● **Data entries**:
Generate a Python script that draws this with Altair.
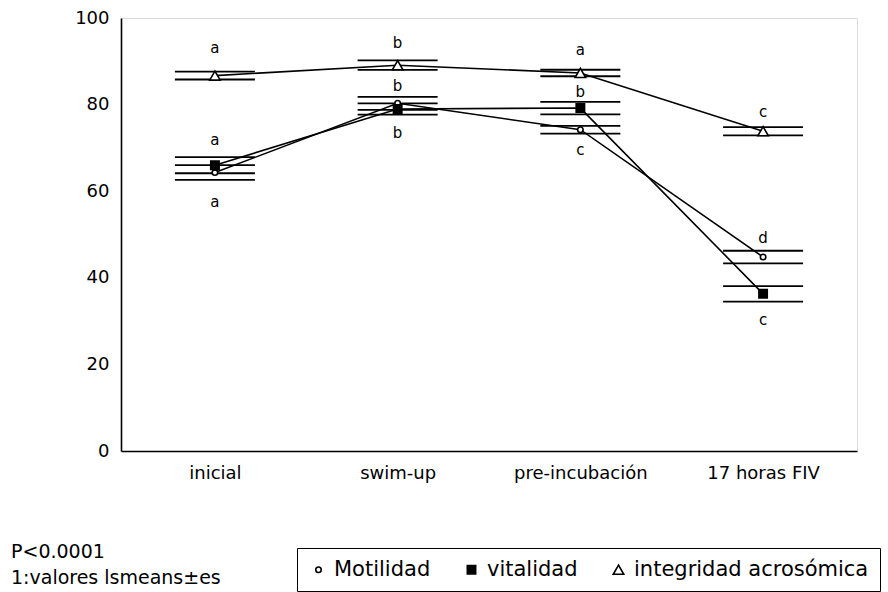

* * *

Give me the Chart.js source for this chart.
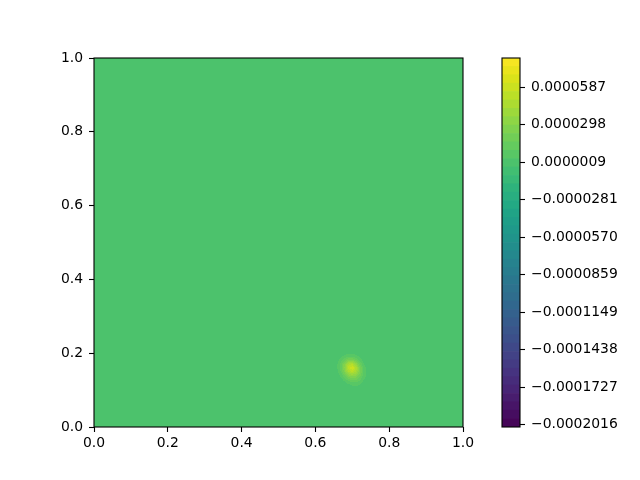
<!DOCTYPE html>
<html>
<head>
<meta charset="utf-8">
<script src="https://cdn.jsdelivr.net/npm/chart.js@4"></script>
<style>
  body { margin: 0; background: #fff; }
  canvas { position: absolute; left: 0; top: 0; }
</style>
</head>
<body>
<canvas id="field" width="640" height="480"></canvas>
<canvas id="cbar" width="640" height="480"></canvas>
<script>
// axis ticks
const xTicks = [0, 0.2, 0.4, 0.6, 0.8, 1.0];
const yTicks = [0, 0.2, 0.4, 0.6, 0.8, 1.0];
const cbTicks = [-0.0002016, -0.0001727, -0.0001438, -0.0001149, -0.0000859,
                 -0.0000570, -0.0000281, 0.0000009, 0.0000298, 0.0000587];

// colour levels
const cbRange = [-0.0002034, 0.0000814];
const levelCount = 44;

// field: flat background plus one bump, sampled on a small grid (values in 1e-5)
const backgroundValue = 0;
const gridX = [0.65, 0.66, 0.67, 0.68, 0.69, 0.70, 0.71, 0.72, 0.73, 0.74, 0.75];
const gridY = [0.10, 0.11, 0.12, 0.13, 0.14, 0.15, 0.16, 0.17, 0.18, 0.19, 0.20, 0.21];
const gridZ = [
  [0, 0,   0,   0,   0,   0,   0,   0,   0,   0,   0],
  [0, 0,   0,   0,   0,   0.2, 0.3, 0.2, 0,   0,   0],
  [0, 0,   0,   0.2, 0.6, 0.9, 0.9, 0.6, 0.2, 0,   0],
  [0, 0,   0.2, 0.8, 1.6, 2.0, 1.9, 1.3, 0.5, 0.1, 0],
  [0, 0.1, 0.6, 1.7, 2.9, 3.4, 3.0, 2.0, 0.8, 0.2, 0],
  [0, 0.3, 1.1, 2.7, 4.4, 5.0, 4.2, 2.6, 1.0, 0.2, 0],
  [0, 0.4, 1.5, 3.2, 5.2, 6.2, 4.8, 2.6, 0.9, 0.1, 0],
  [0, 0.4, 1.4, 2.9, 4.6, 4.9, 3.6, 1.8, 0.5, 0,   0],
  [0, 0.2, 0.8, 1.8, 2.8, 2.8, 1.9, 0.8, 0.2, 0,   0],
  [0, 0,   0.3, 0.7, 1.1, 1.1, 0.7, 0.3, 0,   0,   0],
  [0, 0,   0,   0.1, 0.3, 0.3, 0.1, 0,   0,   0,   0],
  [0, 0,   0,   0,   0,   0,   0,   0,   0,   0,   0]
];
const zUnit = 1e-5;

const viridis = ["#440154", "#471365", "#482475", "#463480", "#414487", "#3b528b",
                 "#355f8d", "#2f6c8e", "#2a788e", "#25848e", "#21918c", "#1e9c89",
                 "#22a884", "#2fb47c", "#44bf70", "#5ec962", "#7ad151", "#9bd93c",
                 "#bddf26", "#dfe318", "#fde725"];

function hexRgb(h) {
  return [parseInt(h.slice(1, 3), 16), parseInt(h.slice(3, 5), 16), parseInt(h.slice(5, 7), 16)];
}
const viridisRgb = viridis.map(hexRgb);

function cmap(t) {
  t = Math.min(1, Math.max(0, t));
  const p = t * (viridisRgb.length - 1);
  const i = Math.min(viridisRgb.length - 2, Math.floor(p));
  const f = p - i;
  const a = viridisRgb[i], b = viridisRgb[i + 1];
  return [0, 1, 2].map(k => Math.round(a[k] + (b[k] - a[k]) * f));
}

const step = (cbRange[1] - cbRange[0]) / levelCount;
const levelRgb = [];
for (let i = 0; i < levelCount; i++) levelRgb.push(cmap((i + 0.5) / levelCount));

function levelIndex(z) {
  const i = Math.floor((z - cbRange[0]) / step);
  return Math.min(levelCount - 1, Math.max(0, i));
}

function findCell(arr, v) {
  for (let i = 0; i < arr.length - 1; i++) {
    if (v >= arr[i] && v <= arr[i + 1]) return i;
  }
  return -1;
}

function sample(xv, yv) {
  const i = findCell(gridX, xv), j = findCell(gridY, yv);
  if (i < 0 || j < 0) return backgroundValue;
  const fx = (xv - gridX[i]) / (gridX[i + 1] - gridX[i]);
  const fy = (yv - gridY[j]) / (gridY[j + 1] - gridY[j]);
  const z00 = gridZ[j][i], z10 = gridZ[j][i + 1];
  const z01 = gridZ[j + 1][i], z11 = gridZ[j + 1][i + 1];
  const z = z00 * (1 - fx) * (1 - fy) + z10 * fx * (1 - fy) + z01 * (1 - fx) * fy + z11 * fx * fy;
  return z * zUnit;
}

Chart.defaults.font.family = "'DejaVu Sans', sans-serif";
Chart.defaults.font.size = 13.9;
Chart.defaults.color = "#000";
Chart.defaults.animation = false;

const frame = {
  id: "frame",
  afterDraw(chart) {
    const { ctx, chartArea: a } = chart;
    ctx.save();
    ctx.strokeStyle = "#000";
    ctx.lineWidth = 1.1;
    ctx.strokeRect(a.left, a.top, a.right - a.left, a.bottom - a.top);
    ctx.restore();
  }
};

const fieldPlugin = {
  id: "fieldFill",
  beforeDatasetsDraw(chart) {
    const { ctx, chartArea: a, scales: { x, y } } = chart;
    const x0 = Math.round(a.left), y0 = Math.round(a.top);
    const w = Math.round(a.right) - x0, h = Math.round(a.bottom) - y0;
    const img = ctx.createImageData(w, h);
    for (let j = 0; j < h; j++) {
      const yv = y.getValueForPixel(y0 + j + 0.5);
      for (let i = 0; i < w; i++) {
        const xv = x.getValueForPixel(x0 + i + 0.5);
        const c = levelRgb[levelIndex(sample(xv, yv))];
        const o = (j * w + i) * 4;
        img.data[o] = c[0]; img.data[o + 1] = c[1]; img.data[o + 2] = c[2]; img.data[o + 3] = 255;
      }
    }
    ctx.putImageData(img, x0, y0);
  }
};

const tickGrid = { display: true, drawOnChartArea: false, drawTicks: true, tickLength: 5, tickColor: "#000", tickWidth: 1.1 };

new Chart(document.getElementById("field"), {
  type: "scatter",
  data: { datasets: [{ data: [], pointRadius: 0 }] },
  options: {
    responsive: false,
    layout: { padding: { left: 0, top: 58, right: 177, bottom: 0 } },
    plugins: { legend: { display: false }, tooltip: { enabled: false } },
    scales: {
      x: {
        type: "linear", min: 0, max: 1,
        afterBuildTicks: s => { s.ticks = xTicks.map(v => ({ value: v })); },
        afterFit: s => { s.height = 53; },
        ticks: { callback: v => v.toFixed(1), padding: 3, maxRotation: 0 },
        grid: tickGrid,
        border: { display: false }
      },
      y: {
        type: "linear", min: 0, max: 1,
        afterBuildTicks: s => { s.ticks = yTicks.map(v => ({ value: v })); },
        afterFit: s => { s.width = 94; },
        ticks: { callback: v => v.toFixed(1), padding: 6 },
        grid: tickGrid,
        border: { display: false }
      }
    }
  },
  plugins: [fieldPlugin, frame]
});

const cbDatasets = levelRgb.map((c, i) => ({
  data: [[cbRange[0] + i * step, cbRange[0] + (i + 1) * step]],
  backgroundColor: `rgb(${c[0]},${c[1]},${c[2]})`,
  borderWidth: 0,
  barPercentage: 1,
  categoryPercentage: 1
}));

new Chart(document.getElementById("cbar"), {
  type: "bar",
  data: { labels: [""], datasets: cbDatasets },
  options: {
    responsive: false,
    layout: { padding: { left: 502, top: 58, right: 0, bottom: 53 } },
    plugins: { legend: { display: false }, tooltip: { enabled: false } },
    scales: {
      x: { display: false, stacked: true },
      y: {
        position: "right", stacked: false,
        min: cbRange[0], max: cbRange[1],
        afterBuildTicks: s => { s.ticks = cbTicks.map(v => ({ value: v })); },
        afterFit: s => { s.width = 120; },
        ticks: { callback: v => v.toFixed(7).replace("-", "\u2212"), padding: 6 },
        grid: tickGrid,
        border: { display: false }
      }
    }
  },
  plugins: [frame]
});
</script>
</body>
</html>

● **Instructions to follow**:
Everything above from the line with "Give me the Chart.js source for this chart." through the line with "const zUnit = 1e-5;" should be retyped exactly, and nothing else; omit pictures.

● **Result below**:
Give me the Chart.js source for this chart.
<!DOCTYPE html>
<html>
<head>
<meta charset="utf-8">
<script src="https://cdn.jsdelivr.net/npm/chart.js@4"></script>
<style>
  body { margin: 0; background: #fff; }
  canvas { position: absolute; left: 0; top: 0; }
</style>
</head>
<body>
<canvas id="field" width="640" height="480"></canvas>
<canvas id="cbar" width="640" height="480"></canvas>
<script>
// axis ticks
const xTicks = [0, 0.2, 0.4, 0.6, 0.8, 1.0];
const yTicks = [0, 0.2, 0.4, 0.6, 0.8, 1.0];
const cbTicks = [-0.0002016, -0.0001727, -0.0001438, -0.0001149, -0.0000859,
                 -0.0000570, -0.0000281, 0.0000009, 0.0000298, 0.0000587];

// colour levels
const cbRange = [-0.0002034, 0.0000814];
const levelCount = 44;

// field: flat background plus one bump, sampled on a small grid (values in 1e-5)
const backgroundValue = 0;
const gridX = [0.65, 0.66, 0.67, 0.68, 0.69, 0.70, 0.71, 0.72, 0.73, 0.74, 0.75];
const gridY = [0.10, 0.11, 0.12, 0.13, 0.14, 0.15, 0.16, 0.17, 0.18, 0.19, 0.20, 0.21];
const gridZ = [
  [0, 0,   0,   0,   0,   0,   0,   0,   0,   0,   0],
  [0, 0,   0,   0,   0,   0.2, 0.3, 0.2, 0,   0,   0],
  [0, 0,   0,   0.2, 0.6, 0.9, 0.9, 0.6, 0.2, 0,   0],
  [0, 0,   0.2, 0.8, 1.6, 2.0, 1.9, 1.3, 0.5, 0.1, 0],
  [0, 0.1, 0.6, 1.7, 2.9, 3.4, 3.0, 2.0, 0.8, 0.2, 0],
  [0, 0.3, 1.1, 2.7, 4.4, 5.0, 4.2, 2.6, 1.0, 0.2, 0],
  [0, 0.4, 1.5, 3.2, 5.2, 6.2, 4.8, 2.6, 0.9, 0.1, 0],
  [0, 0.4, 1.4, 2.9, 4.6, 4.9, 3.6, 1.8, 0.5, 0,   0],
  [0, 0.2, 0.8, 1.8, 2.8, 2.8, 1.9, 0.8, 0.2, 0,   0],
  [0, 0,   0.3, 0.7, 1.1, 1.1, 0.7, 0.3, 0,   0,   0],
  [0, 0,   0,   0.1, 0.3, 0.3, 0.1, 0,   0,   0,   0],
  [0, 0,   0,   0,   0,   0,   0,   0,   0,   0,   0]
];
const zUnit = 1e-5;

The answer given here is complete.